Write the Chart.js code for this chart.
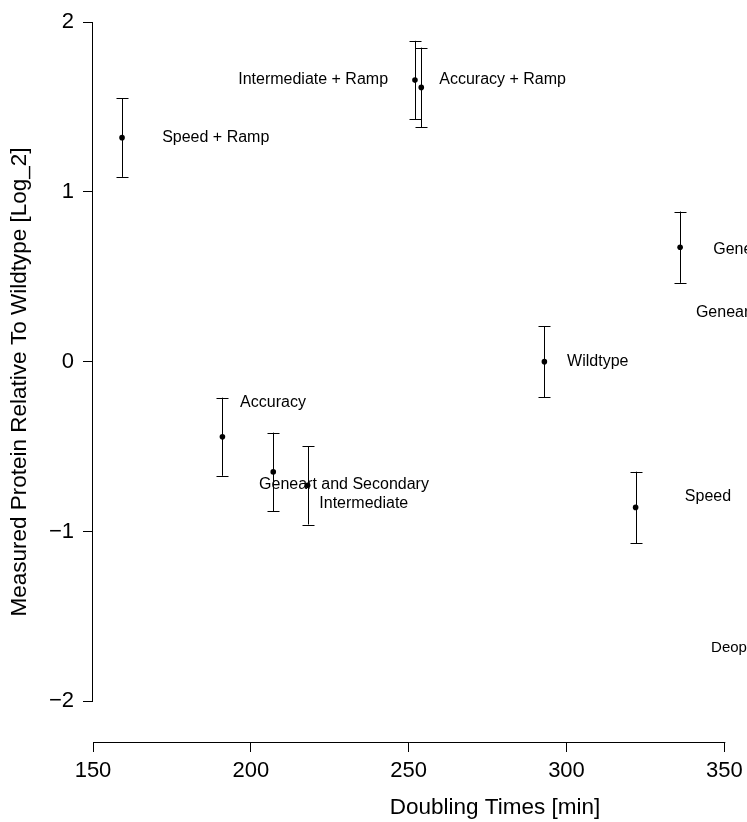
<!DOCTYPE html>
<html lang="en">
<head>
  <meta charset="UTF-8" />
  <title>Doubling Times vs Measured Protein</title>
  <script src="https://cdn.jsdelivr.net/npm/chart.js"></script>
  <style>
    html, body { margin: 0; padding: 0; background: #fff; }
    canvas { display: block; }
  </style>
</head>
<body>
  <canvas id="chart" width="747" height="822"></canvas>

  <script>
    // doubling time [min] against log2 protein relative to wildtype
    const strains = ['Speed + Ramp', 'Intermediate + Ramp', 'Accuracy + Ramp', 'Geneart + Ramp',
                     'Wildtype', 'Accuracy', 'Geneart and Secondary', 'Intermediate', 'Speed'];
    const doublingTimes = [159.2, 252.0, 254.0, 336.0, 293.0, 191.0, 207.1, 218.0, 321.9];
    const proteinLog2 = [1.319, 1.658, 1.615, 0.674, 0.0, -0.442, -0.649, -0.728, -0.858];
    const proteinErr = [0.231, 0.231, 0.234, 0.21, 0.21, 0.23, 0.231, 0.231, 0.21];

    // text labels, anchored in data units (left edge, vertical middle)
    const labelText = ['Speed + Ramp', 'Intermediate + Ramp', 'Accuracy + Ramp', 'Geneart + Ramp', 'Geneart',
                       'Wildtype', 'Accuracy', 'Geneart and Secondary', 'Intermediate', 'Speed', 'Deoptimized'];
    const labelX = [171.9, 196.0, 259.7, 346.5, 341.0, 300.2, 196.6, 202.6, 221.7, 337.5, 345.8];
    const labelY = [1.317, 1.658, 1.66, 0.66, 0.286, 0.0, -0.242, -0.726, -0.838, -0.795, -1.686];

    const xTicks = [150, 200, 250, 300, 350];
    const yTicks = [-2, -1, 0, 1, 2];

    const FONT = "'Liberation Sans', Arial, sans-serif";

    // R-like extras: error bars, text labels, axis lines and titles
    const rStyle = {
      id: 'rStyle',
      beforeDatasetsDraw(chart) {
        const { ctx, scales: { x, y } } = chart;
        ctx.save();
        ctx.strokeStyle = '#000';
        ctx.lineWidth = 1;
        doublingTimes.forEach((t, i) => {
          const px = Math.round(x.getPixelForValue(t)) + 0.5;
          const top = y.getPixelForValue(proteinLog2[i] + proteinErr[i]);
          const bot = y.getPixelForValue(proteinLog2[i] - proteinErr[i]);
          ctx.beginPath();
          ctx.moveTo(px, top); ctx.lineTo(px, bot);
          ctx.moveTo(px - 6, Math.round(top) + 0.5); ctx.lineTo(px + 6, Math.round(top) + 0.5);
          ctx.moveTo(px - 6, Math.round(bot) + 0.5); ctx.lineTo(px + 6, Math.round(bot) + 0.5);
          ctx.stroke();
        });
        ctx.restore();
      },
      afterDraw(chart) {
        const { ctx, chartArea, scales: { x, y } } = chart;
        ctx.save();
        ctx.fillStyle = '#000';
        ctx.strokeStyle = '#000';
        ctx.lineWidth = 1;

        // labels
        ctx.textAlign = 'left';
        ctx.textBaseline = 'middle';
        labelText.forEach((txt, i) => {
          ctx.font = (txt === 'Deoptimized' ? 15 : 16) + 'px ' + FONT;
          ctx.fillText(txt, x.getPixelForValue(labelX[i]), y.getPixelForValue(labelY[i]));
        });

        // axis lines only across the tick range
        const ax = chartArea.left - 0.5;
        ctx.beginPath();
        ctx.moveTo(ax, y.getPixelForValue(yTicks[yTicks.length - 1]));
        ctx.lineTo(ax, y.getPixelForValue(yTicks[0]) + 0.5);
        const ay = chartArea.bottom + 0.5;
        ctx.moveTo(x.getPixelForValue(xTicks[0]), ay);
        ctx.lineTo(x.getPixelForValue(xTicks[xTicks.length - 1]) + 1, ay);
        ctx.stroke();

        // axis titles
        ctx.font = '22.5px ' + FONT;
        ctx.textAlign = 'center';
        ctx.textBaseline = 'middle';
        ctx.fillText('Doubling Times [min]', 495, 808);
        ctx.translate(20, (chartArea.top + chartArea.bottom) / 2);
        ctx.rotate(-Math.PI / 2);
        ctx.fillText('Measured Protein Relative To Wildtype [Log_2]', 0, 0);
        ctx.restore();
      }
    };

    new Chart(document.getElementById('chart'), {
      type: 'scatter',
      data: {
        datasets: [{
          label: 'Strains',
          data: doublingTimes.map((t, i) => ({ x: t, y: proteinLog2[i] })),
          pointRadius: 2.8,
          pointBackgroundColor: '#000',
          pointBorderWidth: 0
        }]
      },
      options: {
        responsive: false,
        animation: false,
        layout: { autoPadding: false, padding: { top: 22, right: 0, bottom: 0, left: 0 } },
        plugins: { legend: { display: false }, tooltip: { enabled: false } },
        scales: {
          x: {
            type: 'linear',
            min: 150,
            max: 357.19,
            afterBuildTicks: s => { s.ticks = xTicks.map(v => ({ value: v })); },
            afterFit: s => { s.height = 80; s.paddingLeft = 0; s.paddingRight = 0; },
            border: { display: false },
            grid: { drawOnChartArea: false, drawTicks: true, tickLength: 10, color: '#000' },
            ticks: { color: '#000', font: { family: FONT, size: 22 }, padding: 6, maxRotation: 0 }
          },
          y: {
            type: 'linear',
            min: -2.2395,
            max: 2,
            afterBuildTicks: s => { s.ticks = yTicks.map(v => ({ value: v })); },
            afterFit: s => { s.width = 93; s.paddingTop = 0; s.paddingBottom = 0; },
            border: { display: false },
            grid: { drawOnChartArea: false, drawTicks: true, tickLength: 10, color: '#000' },
            ticks: {
              color: '#000', font: { family: FONT, size: 22 }, padding: 9,
              callback: v => (v < 0 ? '\u2212' + Math.abs(v) : String(v))
            }
          }
        }
      },
      plugins: [rStyle]
    });
  </script>
</body>
</html>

## What you have to do
What is needed is an exact reproduction of the data, pictures excluded.

## Full response
Write the Chart.js code for this chart.
<!DOCTYPE html>
<html lang="en">
<head>
  <meta charset="UTF-8" />
  <title>Doubling Times vs Measured Protein</title>
  <script src="https://cdn.jsdelivr.net/npm/chart.js"></script>
  <style>
    html, body { margin: 0; padding: 0; background: #fff; }
    canvas { display: block; }
  </style>
</head>
<body>
  <canvas id="chart" width="747" height="822"></canvas>

  <script>
    // doubling time [min] against log2 protein relative to wildtype
    const strains = ['Speed + Ramp', 'Intermediate + Ramp', 'Accuracy + Ramp', 'Geneart + Ramp',
                     'Wildtype', 'Accuracy', 'Geneart and Secondary', 'Intermediate', 'Speed'];
    const doublingTimes = [159.2, 252.0, 254.0, 336.0, 293.0, 191.0, 207.1, 218.0, 321.9];
    const proteinLog2 = [1.319, 1.658, 1.615, 0.674, 0.0, -0.442, -0.649, -0.728, -0.858];
    const proteinErr = [0.231, 0.231, 0.234, 0.21, 0.21, 0.23, 0.231, 0.231, 0.21];

    // text labels, anchored in data units (left edge, vertical middle)
    const labelText = ['Speed + Ramp', 'Intermediate + Ramp', 'Accuracy + Ramp', 'Geneart + Ramp', 'Geneart',
                       'Wildtype', 'Accuracy', 'Geneart and Secondary', 'Intermediate', 'Speed', 'Deoptimized'];
    const labelX = [171.9, 196.0, 259.7, 346.5, 341.0, 300.2, 196.6, 202.6, 221.7, 337.5, 345.8];
    const labelY = [1.317, 1.658, 1.66, 0.66, 0.286, 0.0, -0.242, -0.726, -0.838, -0.795, -1.686];

    const xTicks = [150, 200, 250, 300, 350];
    const yTicks = [-2, -1, 0, 1, 2];

    const FONT = "'Liberation Sans', Arial, sans-serif";

    // R-like extras: error bars, text labels, axis lines and titles
    const rStyle = {
      id: 'rStyle',
      beforeDatasetsDraw(chart) {
        const { ctx, scales: { x, y } } = chart;
        ctx.save();
        ctx.strokeStyle = '#000';
        ctx.lineWidth = 1;
        doublingTimes.forEach((t, i) => {
          const px = Math.round(x.getPixelForValue(t)) + 0.5;
          const top = y.getPixelForValue(proteinLog2[i] + proteinErr[i]);
          const bot = y.getPixelForValue(proteinLog2[i] - proteinErr[i]);
          ctx.beginPath();
          ctx.moveTo(px, top); ctx.lineTo(px, bot);
          ctx.moveTo(px - 6, Math.round(top) + 0.5); ctx.lineTo(px + 6, Math.round(top) + 0.5);
          ctx.moveTo(px - 6, Math.round(bot) + 0.5); ctx.lineTo(px + 6, Math.round(bot) + 0.5);
          ctx.stroke();
        });
        ctx.restore();
      },
      afterDraw(chart) {
        const { ctx, chartArea, scales: { x, y } } = chart;
        ctx.save();
        ctx.fillStyle = '#000';
        ctx.strokeStyle = '#000';
        ctx.lineWidth = 1;

        // labels
        ctx.textAlign = 'left';
        ctx.textBaseline = 'middle';
        labelText.forEach((txt, i) => {
          ctx.font = (txt === 'Deoptimized' ? 15 : 16) + 'px ' + FONT;
          ctx.fillText(txt, x.getPixelForValue(labelX[i]), y.getPixelForValue(labelY[i]));
        });

        // axis lines only across the tick range
        const ax = chartArea.left - 0.5;
        ctx.beginPath();
        ctx.moveTo(ax, y.getPixelForValue(yTicks[yTicks.length - 1]));
        ctx.lineTo(ax, y.getPixelForValue(yTicks[0]) + 0.5);
        const ay = chartArea.bottom + 0.5;
        ctx.moveTo(x.getPixelForValue(xTicks[0]), ay);
        ctx.lineTo(x.getPixelForValue(xTicks[xTicks.length - 1]) + 1, ay);
        ctx.stroke();

        // axis titles
        ctx.font = '22.5px ' + FONT;
        ctx.textAlign = 'center';
        ctx.textBaseline = 'middle';
        ctx.fillText('Doubling Times [min]', 495, 808);
        ctx.translate(20, (chartArea.top + chartArea.bottom) / 2);
        ctx.rotate(-Math.PI / 2);
        ctx.fillText('Measured Protein Relative To Wildtype [Log_2]', 0, 0);
        ctx.restore();
      }
    };

    new Chart(document.getElementById('chart'), {
      type: 'scatter',
      data: {
        datasets: [{
          label: 'Strains',
          data: doublingTimes.map((t, i) => ({ x: t, y: proteinLog2[i] })),
          pointRadius: 2.8,
          pointBackgroundColor: '#000',
          pointBorderWidth: 0
        }]
      },
      options: {
        responsive: false,
        animation: false,
        layout: { autoPadding: false, padding: { top: 22, right: 0, bottom: 0, left: 0 } },
        plugins: { legend: { display: false }, tooltip: { enabled: false } },
        scales: {
          x: {
            type: 'linear',
            min: 150,
            max: 357.19,
            afterBuildTicks: s => { s.ticks = xTicks.map(v => ({ value: v })); },
            afterFit: s => { s.height = 80; s.paddingLeft = 0; s.paddingRight = 0; },
            border: { display: false },
            grid: { drawOnChartArea: false, drawTicks: true, tickLength: 10, color: '#000' },
            ticks: { color: '#000', font: { family: FONT, size: 22 }, padding: 6, maxRotation: 0 }
          },
          y: {
            type: 'linear',
            min: -2.2395,
            max: 2,
            afterBuildTicks: s => { s.ticks = yTicks.map(v => ({ value: v })); },
            afterFit: s => { s.width = 93; s.paddingTop = 0; s.paddingBottom = 0; },
            border: { display: false },
            grid: { drawOnChartArea: false, drawTicks: true, tickLength: 10, color: '#000' },
            ticks: {
              color: '#000', font: { family: FONT, size: 22 }, padding: 9,
              callback: v => (v < 0 ? '\u2212' + Math.abs(v) : String(v))
            }
          }
        }
      },
      plugins: [rStyle]
    });
  </script>
</body>
</html>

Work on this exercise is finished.